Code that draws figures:
***
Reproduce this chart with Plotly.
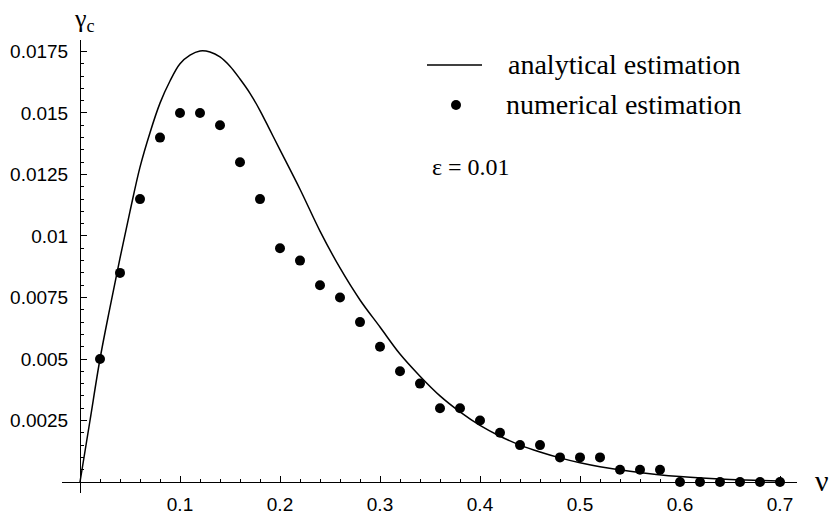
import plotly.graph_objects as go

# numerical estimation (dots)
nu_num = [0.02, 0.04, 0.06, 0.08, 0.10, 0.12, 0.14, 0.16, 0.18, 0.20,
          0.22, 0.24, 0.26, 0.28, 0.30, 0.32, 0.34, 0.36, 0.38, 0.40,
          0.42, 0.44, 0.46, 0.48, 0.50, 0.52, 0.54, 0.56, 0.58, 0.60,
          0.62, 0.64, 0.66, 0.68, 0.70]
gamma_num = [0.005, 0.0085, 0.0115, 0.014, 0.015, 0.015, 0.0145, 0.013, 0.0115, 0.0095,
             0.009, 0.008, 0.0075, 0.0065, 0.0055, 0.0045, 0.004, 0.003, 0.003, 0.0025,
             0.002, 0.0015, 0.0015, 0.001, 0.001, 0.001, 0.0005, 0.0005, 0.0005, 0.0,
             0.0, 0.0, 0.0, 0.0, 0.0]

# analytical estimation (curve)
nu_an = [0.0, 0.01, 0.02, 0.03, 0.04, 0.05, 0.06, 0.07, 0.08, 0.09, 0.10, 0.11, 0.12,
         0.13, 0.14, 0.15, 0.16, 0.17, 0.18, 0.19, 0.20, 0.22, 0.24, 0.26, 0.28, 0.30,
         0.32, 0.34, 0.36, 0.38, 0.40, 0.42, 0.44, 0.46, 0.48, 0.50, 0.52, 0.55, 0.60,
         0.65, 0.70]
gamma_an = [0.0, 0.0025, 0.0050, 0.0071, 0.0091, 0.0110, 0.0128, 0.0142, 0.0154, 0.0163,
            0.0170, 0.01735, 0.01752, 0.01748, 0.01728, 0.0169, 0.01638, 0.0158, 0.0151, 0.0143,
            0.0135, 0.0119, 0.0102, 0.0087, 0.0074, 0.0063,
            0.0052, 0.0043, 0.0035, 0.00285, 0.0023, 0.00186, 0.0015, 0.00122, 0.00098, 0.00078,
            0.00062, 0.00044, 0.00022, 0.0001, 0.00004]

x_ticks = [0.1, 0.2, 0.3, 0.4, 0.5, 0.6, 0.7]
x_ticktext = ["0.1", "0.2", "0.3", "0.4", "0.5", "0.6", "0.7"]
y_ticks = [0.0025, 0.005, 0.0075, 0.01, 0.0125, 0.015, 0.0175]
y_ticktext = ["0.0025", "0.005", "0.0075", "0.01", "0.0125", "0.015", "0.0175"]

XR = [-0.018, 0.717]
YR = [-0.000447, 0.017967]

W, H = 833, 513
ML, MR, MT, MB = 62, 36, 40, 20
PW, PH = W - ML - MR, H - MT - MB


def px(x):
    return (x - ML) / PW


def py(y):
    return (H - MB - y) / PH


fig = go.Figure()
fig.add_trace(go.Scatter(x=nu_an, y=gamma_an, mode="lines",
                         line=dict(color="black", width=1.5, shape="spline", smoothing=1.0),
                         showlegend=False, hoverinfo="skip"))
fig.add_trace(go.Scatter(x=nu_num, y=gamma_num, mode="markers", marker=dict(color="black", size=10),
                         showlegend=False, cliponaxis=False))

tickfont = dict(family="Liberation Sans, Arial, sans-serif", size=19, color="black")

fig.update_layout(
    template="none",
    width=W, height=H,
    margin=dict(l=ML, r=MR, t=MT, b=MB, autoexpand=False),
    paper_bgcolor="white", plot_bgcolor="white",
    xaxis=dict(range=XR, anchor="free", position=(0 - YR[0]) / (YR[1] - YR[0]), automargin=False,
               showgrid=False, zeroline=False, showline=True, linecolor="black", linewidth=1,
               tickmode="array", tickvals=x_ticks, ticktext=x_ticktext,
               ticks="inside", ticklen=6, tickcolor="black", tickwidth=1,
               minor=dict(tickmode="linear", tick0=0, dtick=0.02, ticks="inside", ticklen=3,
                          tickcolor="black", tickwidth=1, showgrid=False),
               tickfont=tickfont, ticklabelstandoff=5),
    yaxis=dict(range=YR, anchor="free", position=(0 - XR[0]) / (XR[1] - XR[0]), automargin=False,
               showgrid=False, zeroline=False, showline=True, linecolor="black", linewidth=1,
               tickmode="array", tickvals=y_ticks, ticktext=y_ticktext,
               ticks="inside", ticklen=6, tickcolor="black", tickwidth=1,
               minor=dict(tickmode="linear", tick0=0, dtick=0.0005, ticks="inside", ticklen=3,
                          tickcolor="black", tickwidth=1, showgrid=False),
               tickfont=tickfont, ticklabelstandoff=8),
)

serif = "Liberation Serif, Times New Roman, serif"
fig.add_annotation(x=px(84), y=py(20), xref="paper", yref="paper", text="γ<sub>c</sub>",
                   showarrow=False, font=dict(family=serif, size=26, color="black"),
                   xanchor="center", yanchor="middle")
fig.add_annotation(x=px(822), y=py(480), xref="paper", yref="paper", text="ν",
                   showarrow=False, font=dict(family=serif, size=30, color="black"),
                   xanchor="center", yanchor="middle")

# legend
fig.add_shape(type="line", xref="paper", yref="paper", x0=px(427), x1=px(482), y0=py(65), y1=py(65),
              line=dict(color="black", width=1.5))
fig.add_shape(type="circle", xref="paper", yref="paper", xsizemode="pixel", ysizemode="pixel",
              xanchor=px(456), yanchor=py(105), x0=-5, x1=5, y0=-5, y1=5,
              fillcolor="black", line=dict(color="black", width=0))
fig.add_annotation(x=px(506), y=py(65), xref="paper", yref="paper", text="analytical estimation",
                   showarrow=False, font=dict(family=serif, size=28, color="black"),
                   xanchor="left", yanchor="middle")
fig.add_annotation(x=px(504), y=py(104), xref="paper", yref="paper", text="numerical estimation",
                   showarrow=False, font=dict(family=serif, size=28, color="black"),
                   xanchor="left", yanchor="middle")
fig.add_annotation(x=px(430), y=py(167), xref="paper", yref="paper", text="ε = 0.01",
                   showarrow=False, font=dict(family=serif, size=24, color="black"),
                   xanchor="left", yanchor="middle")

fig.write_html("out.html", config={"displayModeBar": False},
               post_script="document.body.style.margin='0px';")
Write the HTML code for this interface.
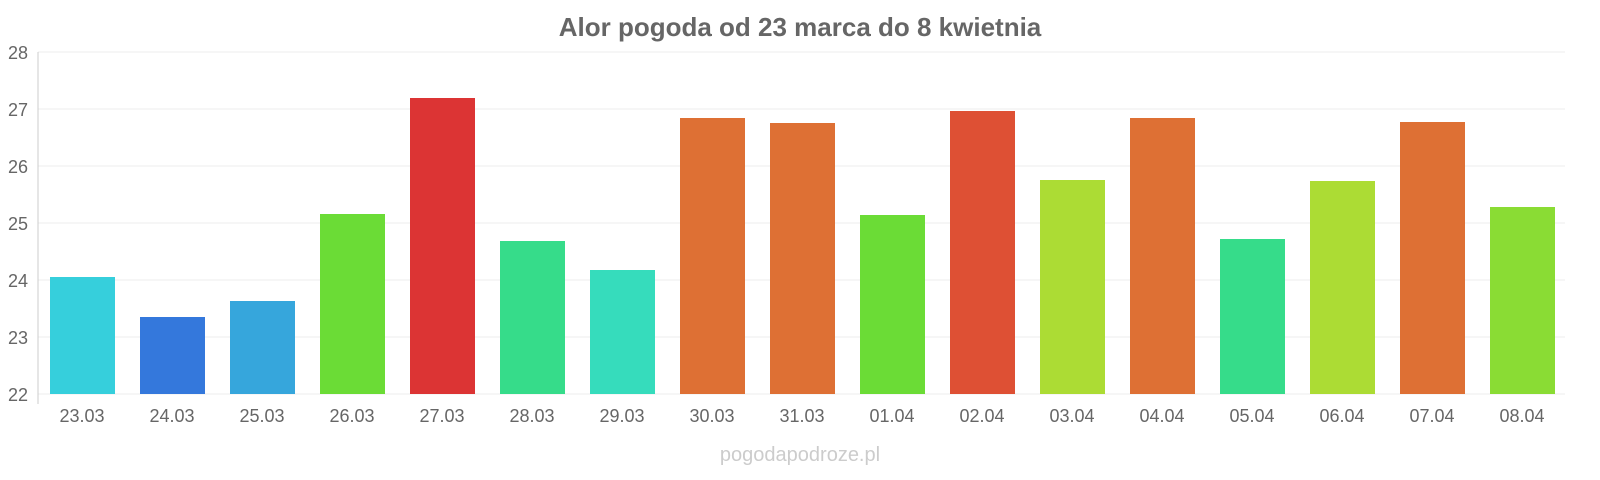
***
**Written problem:**
Output the data exactly. Pictures don't belong in the result.

**Answer to this exercise:**
Reproduce this chart with Plotly.
import plotly.graph_objects as go

# numerical estimation (dots)
nu_num = [0.02, 0.04, 0.06, 0.08, 0.10, 0.12, 0.14, 0.16, 0.18, 0.20,
          0.22, 0.24, 0.26, 0.28, 0.30, 0.32, 0.34, 0.36, 0.38, 0.40,
          0.42, 0.44, 0.46, 0.48, 0.50, 0.52, 0.54, 0.56, 0.58, 0.60,
          0.62, 0.64, 0.66, 0.68, 0.70]
gamma_num = [0.005, 0.0085, 0.0115, 0.014, 0.015, 0.015, 0.0145, 0.013, 0.0115, 0.0095,
             0.009, 0.008, 0.0075, 0.0065, 0.0055, 0.0045, 0.004, 0.003, 0.003, 0.0025,
             0.002, 0.0015, 0.0015, 0.001, 0.001, 0.001, 0.0005, 0.0005, 0.0005, 0.0,
             0.0, 0.0, 0.0, 0.0, 0.0]

# analytical estimation (curve)
nu_an = [0.0, 0.01, 0.02, 0.03, 0.04, 0.05, 0.06, 0.07, 0.08, 0.09, 0.10, 0.11, 0.12,
         0.13, 0.14, 0.15, 0.16, 0.17, 0.18, 0.19, 0.20, 0.22, 0.24, 0.26, 0.28, 0.30,
         0.32, 0.34, 0.36, 0.38, 0.40, 0.42, 0.44, 0.46, 0.48, 0.50, 0.52, 0.55, 0.60,
         0.65, 0.70]
gamma_an = [0.0, 0.0025, 0.0050, 0.0071, 0.0091, 0.0110, 0.0128, 0.0142, 0.0154, 0.0163,
            0.0170, 0.01735, 0.01752, 0.01748, 0.01728, 0.0169, 0.01638, 0.0158, 0.0151, 0.0143,
            0.0135, 0.0119, 0.0102, 0.0087, 0.0074, 0.0063,
            0.0052, 0.0043, 0.0035, 0.00285, 0.0023, 0.00186, 0.0015, 0.00122, 0.00098, 0.00078,
            0.00062, 0.00044, 0.00022, 0.0001, 0.00004]

x_ticks = [0.1, 0.2, 0.3, 0.4, 0.5, 0.6, 0.7]
x_ticktext = ["0.1", "0.2", "0.3", "0.4", "0.5", "0.6", "0.7"]
y_ticks = [0.0025, 0.005, 0.0075, 0.01, 0.0125, 0.015, 0.0175]
y_ticktext = ["0.0025", "0.005", "0.0075", "0.01", "0.0125", "0.015", "0.0175"]

XR = [-0.018, 0.717]
YR = [-0.000447, 0.017967]

W, H = 833, 513
ML, MR, MT, MB = 62, 36, 40, 20
PW, PH = W - ML - MR, H - MT - MB


def px(x):
    return (x - ML) / PW


def py(y):
    return (H - MB - y) / PH


fig = go.Figure()
fig.add_trace(go.Scatter(x=nu_an, y=gamma_an, mode="lines",
                         line=dict(color="black", width=1.5, shape="spline", smoothing=1.0),
                         showlegend=False, hoverinfo="skip"))
fig.add_trace(go.Scatter(x=nu_num, y=gamma_num, mode="markers", marker=dict(color="black", size=10),
                         showlegend=False, cliponaxis=False))

tickfont = dict(family="Liberation Sans, Arial, sans-serif", size=19, color="black")

fig.update_layout(
    template="none",
    width=W, height=H,
    margin=dict(l=ML, r=MR, t=MT, b=MB, autoexpand=False),
    paper_bgcolor="white", plot_bgcolor="white",
    xaxis=dict(range=XR, anchor="free", position=(0 - YR[0]) / (YR[1] - YR[0]), automargin=False,
               showgrid=False, zeroline=False, showline=True, linecolor="black", linewidth=1,
               tickmode="array", tickvals=x_ticks, ticktext=x_ticktext,
               ticks="inside", ticklen=6, tickcolor="black", tickwidth=1,
               minor=dict(tickmode="linear", tick0=0, dtick=0.02, ticks="inside", ticklen=3,
                          tickcolor="black", tickwidth=1, showgrid=False),
               tickfont=tickfont, ticklabelstandoff=5),
    yaxis=dict(range=YR, anchor="free", position=(0 - XR[0]) / (XR[1] - XR[0]), automargin=False,
               showgrid=False, zeroline=False, showline=True, linecolor="black", linewidth=1,
               tickmode="array", tickvals=y_ticks, ticktext=y_ticktext,
               ticks="inside", ticklen=6, tickcolor="black", tickwidth=1,
               minor=dict(tickmode="linear", tick0=0, dtick=0.0005, ticks="inside", ticklen=3,
                          tickcolor="black", tickwidth=1, showgrid=False),
               tickfont=tickfont, ticklabelstandoff=8),
)

serif = "Liberation Serif, Times New Roman, serif"
fig.add_annotation(x=px(84), y=py(20), xref="paper", yref="paper", text="γ<sub>c</sub>",
                   showarrow=False, font=dict(family=serif, size=26, color="black"),
                   xanchor="center", yanchor="middle")
fig.add_annotation(x=px(822), y=py(480), xref="paper", yref="paper", text="ν",
                   showarrow=False, font=dict(family=serif, size=30, color="black"),
                   xanchor="center", yanchor="middle")

# legend
fig.add_shape(type="line", xref="paper", yref="paper", x0=px(427), x1=px(482), y0=py(65), y1=py(65),
              line=dict(color="black", width=1.5))
fig.add_shape(type="circle", xref="paper", yref="paper", xsizemode="pixel", ysizemode="pixel",
              xanchor=px(456), yanchor=py(105), x0=-5, x1=5, y0=-5, y1=5,
              fillcolor="black", line=dict(color="black", width=0))
fig.add_annotation(x=px(506), y=py(65), xref="paper", yref="paper", text="analytical estimation",
                   showarrow=False, font=dict(family=serif, size=28, color="black"),
                   xanchor="left", yanchor="middle")
fig.add_annotation(x=px(504), y=py(104), xref="paper", yref="paper", text="numerical estimation",
                   showarrow=False, font=dict(family=serif, size=28, color="black"),
                   xanchor="left", yanchor="middle")
fig.add_annotation(x=px(430), y=py(167), xref="paper", yref="paper", text="ε = 0.01",
                   showarrow=False, font=dict(family=serif, size=24, color="black"),
                   xanchor="left", yanchor="middle")

fig.write_html("out.html", config={"displayModeBar": False},
               post_script="document.body.style.margin='0px';")
Write the HTML code for this interface.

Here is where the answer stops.